What is being asked:
Quote every line as written. Omit pictures.

Dataset content:
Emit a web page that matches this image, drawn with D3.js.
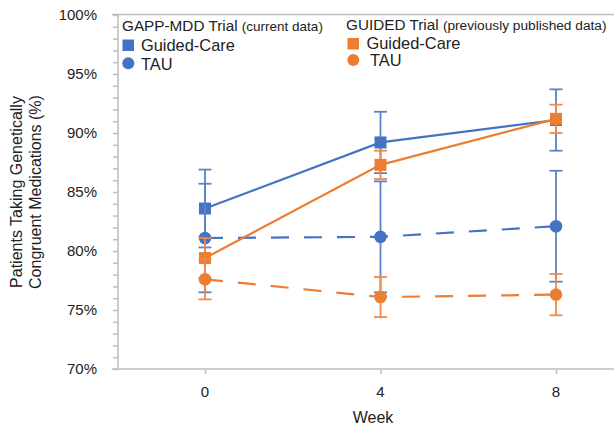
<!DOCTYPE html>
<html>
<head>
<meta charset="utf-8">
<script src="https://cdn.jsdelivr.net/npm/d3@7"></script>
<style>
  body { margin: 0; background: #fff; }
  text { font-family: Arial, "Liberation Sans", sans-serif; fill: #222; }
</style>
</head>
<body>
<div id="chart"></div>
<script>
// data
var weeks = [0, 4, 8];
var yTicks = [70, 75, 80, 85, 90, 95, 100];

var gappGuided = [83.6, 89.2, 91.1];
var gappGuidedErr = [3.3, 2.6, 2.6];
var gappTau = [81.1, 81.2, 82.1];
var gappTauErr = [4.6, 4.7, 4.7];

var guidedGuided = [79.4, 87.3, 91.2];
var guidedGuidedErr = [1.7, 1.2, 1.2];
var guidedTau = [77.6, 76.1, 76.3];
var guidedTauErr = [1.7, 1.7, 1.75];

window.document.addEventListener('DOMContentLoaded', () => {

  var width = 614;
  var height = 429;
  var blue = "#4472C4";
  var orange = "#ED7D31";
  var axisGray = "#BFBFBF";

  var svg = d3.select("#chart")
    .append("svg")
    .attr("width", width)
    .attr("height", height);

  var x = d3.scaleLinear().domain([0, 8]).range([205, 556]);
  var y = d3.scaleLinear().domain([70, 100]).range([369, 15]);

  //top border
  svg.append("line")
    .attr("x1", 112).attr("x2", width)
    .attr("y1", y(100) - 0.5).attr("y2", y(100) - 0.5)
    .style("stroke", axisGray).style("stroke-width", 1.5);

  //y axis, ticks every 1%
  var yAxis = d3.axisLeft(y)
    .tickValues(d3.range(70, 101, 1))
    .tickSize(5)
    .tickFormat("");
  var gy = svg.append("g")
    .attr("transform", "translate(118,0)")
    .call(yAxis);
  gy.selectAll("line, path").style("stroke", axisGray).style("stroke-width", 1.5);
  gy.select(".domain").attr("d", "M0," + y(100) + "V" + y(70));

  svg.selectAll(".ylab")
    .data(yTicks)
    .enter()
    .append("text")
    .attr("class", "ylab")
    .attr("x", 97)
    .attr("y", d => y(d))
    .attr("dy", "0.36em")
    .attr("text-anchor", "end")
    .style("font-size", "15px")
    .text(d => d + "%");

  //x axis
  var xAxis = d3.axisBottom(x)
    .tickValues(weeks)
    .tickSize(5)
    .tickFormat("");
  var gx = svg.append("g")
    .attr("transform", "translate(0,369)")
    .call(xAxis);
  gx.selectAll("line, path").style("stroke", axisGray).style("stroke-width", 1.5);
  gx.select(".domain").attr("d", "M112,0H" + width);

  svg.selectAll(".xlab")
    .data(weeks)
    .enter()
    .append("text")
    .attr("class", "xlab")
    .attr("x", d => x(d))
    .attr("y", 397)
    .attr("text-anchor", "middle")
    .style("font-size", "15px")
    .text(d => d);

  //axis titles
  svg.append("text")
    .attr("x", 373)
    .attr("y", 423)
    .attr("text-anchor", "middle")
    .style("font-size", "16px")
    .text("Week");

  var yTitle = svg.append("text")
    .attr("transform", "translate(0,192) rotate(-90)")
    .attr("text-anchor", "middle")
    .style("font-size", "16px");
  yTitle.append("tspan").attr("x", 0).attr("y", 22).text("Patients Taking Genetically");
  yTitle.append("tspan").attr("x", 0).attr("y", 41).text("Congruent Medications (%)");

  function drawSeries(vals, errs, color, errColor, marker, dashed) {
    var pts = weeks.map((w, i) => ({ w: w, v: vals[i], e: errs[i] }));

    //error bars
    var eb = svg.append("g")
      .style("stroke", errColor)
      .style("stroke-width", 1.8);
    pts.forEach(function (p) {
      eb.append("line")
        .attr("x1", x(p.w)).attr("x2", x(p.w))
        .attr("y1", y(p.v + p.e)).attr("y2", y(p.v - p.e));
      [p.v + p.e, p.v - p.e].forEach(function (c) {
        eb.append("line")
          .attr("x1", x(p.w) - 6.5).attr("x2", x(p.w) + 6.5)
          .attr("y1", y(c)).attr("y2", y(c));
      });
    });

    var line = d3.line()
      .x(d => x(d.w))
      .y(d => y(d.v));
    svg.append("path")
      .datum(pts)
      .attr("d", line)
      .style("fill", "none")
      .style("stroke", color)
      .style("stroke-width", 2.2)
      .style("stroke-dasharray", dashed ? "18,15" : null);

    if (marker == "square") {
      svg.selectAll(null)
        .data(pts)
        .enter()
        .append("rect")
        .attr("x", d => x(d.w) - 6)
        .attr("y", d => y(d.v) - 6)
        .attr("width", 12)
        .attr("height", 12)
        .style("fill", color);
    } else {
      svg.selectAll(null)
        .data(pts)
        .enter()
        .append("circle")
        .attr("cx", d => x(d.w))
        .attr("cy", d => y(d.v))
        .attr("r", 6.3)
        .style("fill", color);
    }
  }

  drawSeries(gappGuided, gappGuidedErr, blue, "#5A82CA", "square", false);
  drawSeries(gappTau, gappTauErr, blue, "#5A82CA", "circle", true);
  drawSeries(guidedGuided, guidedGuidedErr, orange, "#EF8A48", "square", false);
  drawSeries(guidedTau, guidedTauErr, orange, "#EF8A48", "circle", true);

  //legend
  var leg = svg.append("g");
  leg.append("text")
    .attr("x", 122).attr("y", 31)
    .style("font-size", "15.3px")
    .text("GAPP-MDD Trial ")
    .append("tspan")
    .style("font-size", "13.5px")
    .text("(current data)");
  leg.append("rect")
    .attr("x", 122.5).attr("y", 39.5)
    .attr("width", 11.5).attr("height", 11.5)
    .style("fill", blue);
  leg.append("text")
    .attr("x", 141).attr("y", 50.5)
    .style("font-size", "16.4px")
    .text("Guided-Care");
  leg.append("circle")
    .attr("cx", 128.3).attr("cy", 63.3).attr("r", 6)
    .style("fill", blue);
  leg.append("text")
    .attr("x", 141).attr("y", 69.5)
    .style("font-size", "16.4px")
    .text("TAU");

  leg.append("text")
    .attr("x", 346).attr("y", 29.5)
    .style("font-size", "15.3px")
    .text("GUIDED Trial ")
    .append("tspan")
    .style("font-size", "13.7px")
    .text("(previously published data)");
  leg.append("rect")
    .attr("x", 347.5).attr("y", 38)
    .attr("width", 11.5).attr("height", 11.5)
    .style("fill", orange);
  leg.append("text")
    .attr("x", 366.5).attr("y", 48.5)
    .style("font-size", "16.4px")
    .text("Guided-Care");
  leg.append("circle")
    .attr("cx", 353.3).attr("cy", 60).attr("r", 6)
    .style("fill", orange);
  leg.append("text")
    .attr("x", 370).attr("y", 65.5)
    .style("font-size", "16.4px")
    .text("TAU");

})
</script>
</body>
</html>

Exercise result:
Emit a web page that matches this image, drawn with D3.js.
<!DOCTYPE html>
<html>
<head>
<meta charset="utf-8">
<script src="https://cdn.jsdelivr.net/npm/d3@7"></script>
<style>
  body { margin: 0; background: #fff; }
  text { font-family: Arial, "Liberation Sans", sans-serif; fill: #222; }
</style>
</head>
<body>
<div id="chart"></div>
<script>
// data
var weeks = [0, 4, 8];
var yTicks = [70, 75, 80, 85, 90, 95, 100];

var gappGuided = [83.6, 89.2, 91.1];
var gappGuidedErr = [3.3, 2.6, 2.6];
var gappTau = [81.1, 81.2, 82.1];
var gappTauErr = [4.6, 4.7, 4.7];

var guidedGuided = [79.4, 87.3, 91.2];
var guidedGuidedErr = [1.7, 1.2, 1.2];
var guidedTau = [77.6, 76.1, 76.3];
var guidedTauErr = [1.7, 1.7, 1.75];

window.document.addEventListener('DOMContentLoaded', () => {

  var width = 614;
  var height = 429;
  var blue = "#4472C4";
  var orange = "#ED7D31";
  var axisGray = "#BFBFBF";

  var svg = d3.select("#chart")
    .append("svg")
    .attr("width", width)
    .attr("height", height);

  var x = d3.scaleLinear().domain([0, 8]).range([205, 556]);
  var y = d3.scaleLinear().domain([70, 100]).range([369, 15]);

  //top border
  svg.append("line")
    .attr("x1", 112).attr("x2", width)
    .attr("y1", y(100) - 0.5).attr("y2", y(100) - 0.5)
    .style("stroke", axisGray).style("stroke-width", 1.5);

  //y axis, ticks every 1%
  var yAxis = d3.axisLeft(y)
    .tickValues(d3.range(70, 101, 1))
    .tickSize(5)
    .tickFormat("");
  var gy = svg.append("g")
    .attr("transform", "translate(118,0)")
    .call(yAxis);
  gy.selectAll("line, path").style("stroke", axisGray).style("stroke-width", 1.5);
  gy.select(".domain").attr("d", "M0," + y(100) + "V" + y(70));

  svg.selectAll(".ylab")
    .data(yTicks)
    .enter()
    .append("text")
    .attr("class", "ylab")
    .attr("x", 97)
    .attr("y", d => y(d))
    .attr("dy", "0.36em")
    .attr("text-anchor", "end")
    .style("font-size", "15px")
    .text(d => d + "%");

  //x axis
  var xAxis = d3.axisBottom(x)
    .tickValues(weeks)
    .tickSize(5)
    .tickFormat("");
  var gx = svg.append("g")
    .attr("transform", "translate(0,369)")
    .call(xAxis);
  gx.selectAll("line, path").style("stroke", axisGray).style("stroke-width", 1.5);
  gx.select(".domain").attr("d", "M112,0H" + width);

  svg.selectAll(".xlab")
    .data(weeks)
    .enter()
    .append("text")
    .attr("class", "xlab")
    .attr("x", d => x(d))
    .attr("y", 397)
    .attr("text-anchor", "middle")
    .style("font-size", "15px")
    .text(d => d);

  //axis titles
  svg.append("text")
    .attr("x", 373)
    .attr("y", 423)
    .attr("text-anchor", "middle")
    .style("font-size", "16px")
    .text("Week");

  var yTitle = svg.append("text")
    .attr("transform", "translate(0,192) rotate(-90)")
    .attr("text-anchor", "middle")
    .style("font-size", "16px");
  yTitle.append("tspan").attr("x", 0).attr("y", 22).text("Patients Taking Genetically");
  yTitle.append("tspan").attr("x", 0).attr("y", 41).text("Congruent Medications (%)");

  function drawSeries(vals, errs, color, errColor, marker, dashed) {
    var pts = weeks.map((w, i) => ({ w: w, v: vals[i], e: errs[i] }));

    //error bars
    var eb = svg.append("g")
      .style("stroke", errColor)
      .style("stroke-width", 1.8);
    pts.forEach(function (p) {
      eb.append("line")
        .attr("x1", x(p.w)).attr("x2", x(p.w))
        .attr("y1", y(p.v + p.e)).attr("y2", y(p.v - p.e));
      [p.v + p.e, p.v - p.e].forEach(function (c) {
        eb.append("line")
          .attr("x1", x(p.w) - 6.5).attr("x2", x(p.w) + 6.5)
          .attr("y1", y(c)).attr("y2", y(c));
      });
    });

    var line = d3.line()
      .x(d => x(d.w))
      .y(d => y(d.v));
    svg.append("path")
      .datum(pts)
      .attr("d", line)
      .style("fill", "none")
      .style("stroke", color)
      .style("stroke-width", 2.2)
      .style("stroke-dasharray", dashed ? "18,15" : null);

    if (marker == "square") {
      svg.selectAll(null)
        .data(pts)
        .enter()
        .append("rect")
        .attr("x", d => x(d.w) - 6)
        .attr("y", d => y(d.v) - 6)
        .attr("width", 12)
        .attr("height", 12)
        .style("fill", color);
    } else {
      svg.selectAll(null)
        .data(pts)
        .enter()
        .append("circle")
        .attr("cx", d => x(d.w))
        .attr("cy", d => y(d.v))
        .attr("r", 6.3)
        .style("fill", color);
    }
  }

  drawSeries(gappGuided, gappGuidedErr, blue, "#5A82CA", "square", false);
  drawSeries(gappTau, gappTauErr, blue, "#5A82CA", "circle", true);
  drawSeries(guidedGuided, guidedGuidedErr, orange, "#EF8A48", "square", false);
  drawSeries(guidedTau, guidedTauErr, orange, "#EF8A48", "circle", true);

  //legend
  var leg = svg.append("g");
  leg.append("text")
    .attr("x", 122).attr("y", 31)
    .style("font-size", "15.3px")
    .text("GAPP-MDD Trial ")
    .append("tspan")
    .style("font-size", "13.5px")
    .text("(current data)");
  leg.append("rect")
    .attr("x", 122.5).attr("y", 39.5)
    .attr("width", 11.5).attr("height", 11.5)
    .style("fill", blue);
  leg.append("text")
    .attr("x", 141).attr("y", 50.5)
    .style("font-size", "16.4px")
    .text("Guided-Care");
  leg.append("circle")
    .attr("cx", 128.3).attr("cy", 63.3).attr("r", 6)
    .style("fill", blue);
  leg.append("text")
    .attr("x", 141).attr("y", 69.5)
    .style("font-size", "16.4px")
    .text("TAU");

  leg.append("text")
    .attr("x", 346).attr("y", 29.5)
    .style("font-size", "15.3px")
    .text("GUIDED Trial ")
    .append("tspan")
    .style("font-size", "13.7px")
    .text("(previously published data)");
  leg.append("rect")
    .attr("x", 347.5).attr("y", 38)
    .attr("width", 11.5).attr("height", 11.5)
    .style("fill", orange);
  leg.append("text")
    .attr("x", 366.5).attr("y", 48.5)
    .style("font-size", "16.4px")
    .text("Guided-Care");
  leg.append("circle")
    .attr("cx", 353.3).attr("cy", 60).attr("r", 6)
    .style("fill", orange);
  leg.append("text")
    .attr("x", 370).attr("y", 65.5)
    .style("font-size", "16.4px")
    .text("TAU");

})
</script>
</body>
</html>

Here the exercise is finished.